The fact that this character was an American came about by chance. The role was originally intended for Jean-Louis Trintignant, until Brando agreed to play it, which was a stroke of fortune, because the American aspect added a startling new dimension to the film. Now this hideous creature became a withering metaphor for the ugly, uncouth, destructive American who has in many minds, especially in Europe, raped and corrupted the postwar world. To have wreaked his nationalized evil on a little French girl was the basest symbolic offense.

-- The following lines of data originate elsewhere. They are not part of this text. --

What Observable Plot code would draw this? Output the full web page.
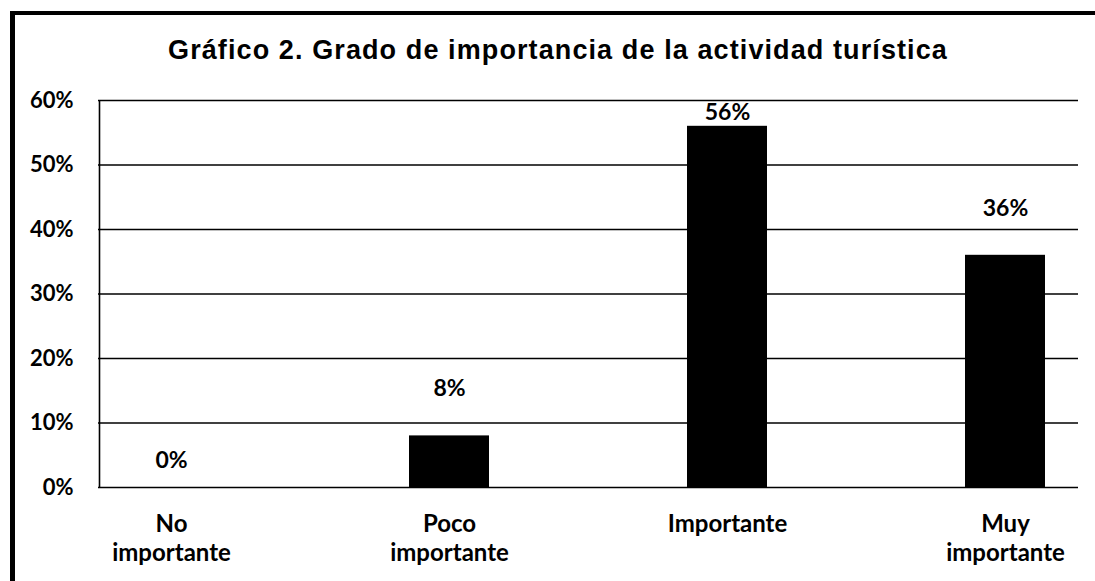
<!DOCTYPE html>
<html>
<head>
<meta charset="utf-8">
<script src="https://cdn.jsdelivr.net/npm/d3@7"></script>
<script src="https://cdn.jsdelivr.net/npm/@observablehq/plot@0.6"></script>
<style>
  html, body { margin: 0; padding: 0; background: #fff; overflow: hidden; }
  #wrap { position: relative; width: 1095px; height: 581px; overflow: hidden; background: #fff; }
  #frame { position: absolute; left: 10px; top: 11px; width: 1085px; height: 570px;
           border-left: 5px solid #000; border-top: 4px solid #000; box-sizing: border-box; pointer-events: none; }
  #title { position: absolute; left: 0; width: 1116px; top: 35px; text-align: center;
           font-family: "Liberation Sans", Arial, sans-serif; font-weight: bold; font-size: 27px;
           letter-spacing: 1.1px; color: #000; line-height: 30px; white-space: nowrap; }
  #chart { position: absolute; left: 0; top: 0; }
</style>
</head>
<body>
<div id="wrap">
  <div id="chart"></div>
  <div id="title">Gráfico 2. Grado de importancia de la actividad turística</div>
  <div id="frame"></div>
</div>
<script>
const categories = ["No\nimportante", "Poco\nimportante", "Importante", "Muy\nimportante"];
const values = [0.00, 0.08, 0.56, 0.36];
const yTicks = [0, 0.1, 0.2, 0.3, 0.4, 0.5, 0.6];

const data = categories.map((c, i) => ({cat: c, val: values[i]}));
const pct = d3.format(".0%");
const font = "Lato, 'Open Sans', sans-serif";

const chart = Plot.plot({
  width: 1095,
  height: 581,
  marginLeft: 98,
  marginRight: 17,
  marginTop: 100,
  marginBottom: 94,
  style: {fontFamily: font, fontSize: "22px", fontWeight: "bold", color: "#000", background: "transparent"},
  x: {domain: categories, paddingInner: 0.713, paddingOuter: 0.115, label: null},
  y: {domain: [0, 0.6], ticks: yTicks, label: null},
  marks: [
    Plot.gridY(yTicks, {stroke: "#000", strokeOpacity: 1, strokeWidth: 1.6}),
    Plot.ruleX([categories[0]], {x: d => d, dx: -72, y1: () => 0, y2: () => 0.6, stroke: "#000", strokeWidth: 1.6}),
    Plot.barY(data, {x: "cat", y: "val", fill: "#000"}),
    Plot.axisY({ticks: yTicks, tickFormat: pct, tickSize: 0, tickPadding: 25, fontSize: 22, label: null}),
    Plot.axisX({tickSize: 0, tickPadding: 25, fontSize: 24, lineHeight: 1.17, label: null, style: {letterSpacing: "0.5px"}}),
    Plot.text(data.filter(d => d.val === 0), {x: "cat", y: "val", text: d => pct(d.val), dy: -27, fontSize: 23, fill: "#000"}),
    Plot.text(data.filter(d => d.val > 0 && d.val < 0.5), {x: "cat", y: "val", text: d => pct(d.val), dy: -47, fontSize: 23, fill: "#000"}),
    Plot.text(data.filter(d => d.val >= 0.5), {x: "cat", y: "val", text: d => pct(d.val), dy: -14, fontSize: 23, fill: "#000"})
  ]
});
document.getElementById("chart").appendChild(chart);
</script>
</body>
</html>
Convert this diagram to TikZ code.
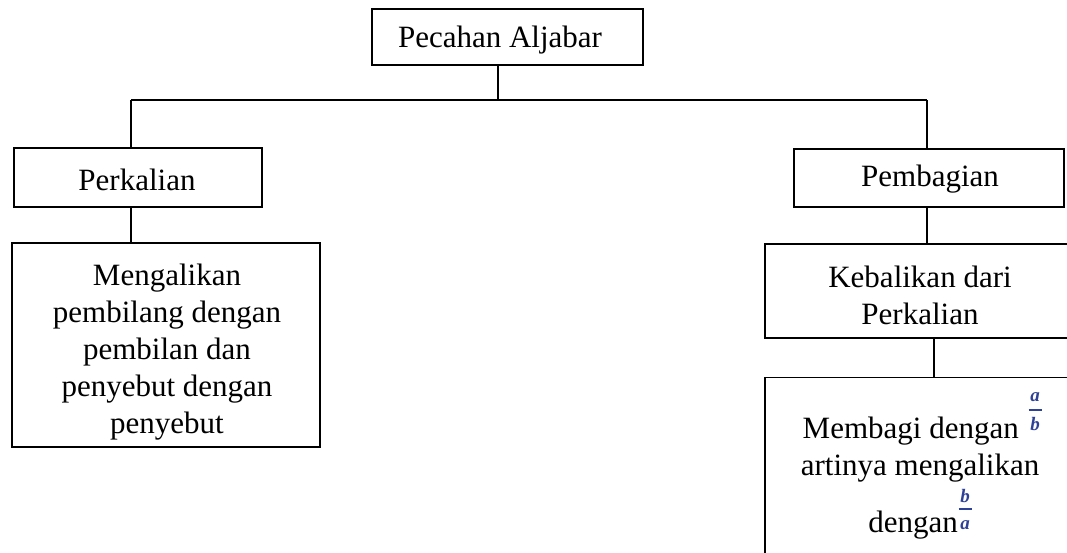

But I perceive in this character more than a symbol of the rapacious American. Paul was to me the epitome of a dying and disposable breed—the romantic soldier-of-fortune, the overglorified jock, the cavalier exploiter of women—yes, the male chauvinist pig. And it was interestingly symbolic and appropriate that Bertolucci chose Paris as the place to dispose of this spent image: Paris, the romantic City of Light, the focus of so many vain and foolish sexual fantasies!
Yes, Last Tango in Paris might be found, as time goes on, to mark ironically the fade-out of the Heroic Age of the entertainment screen.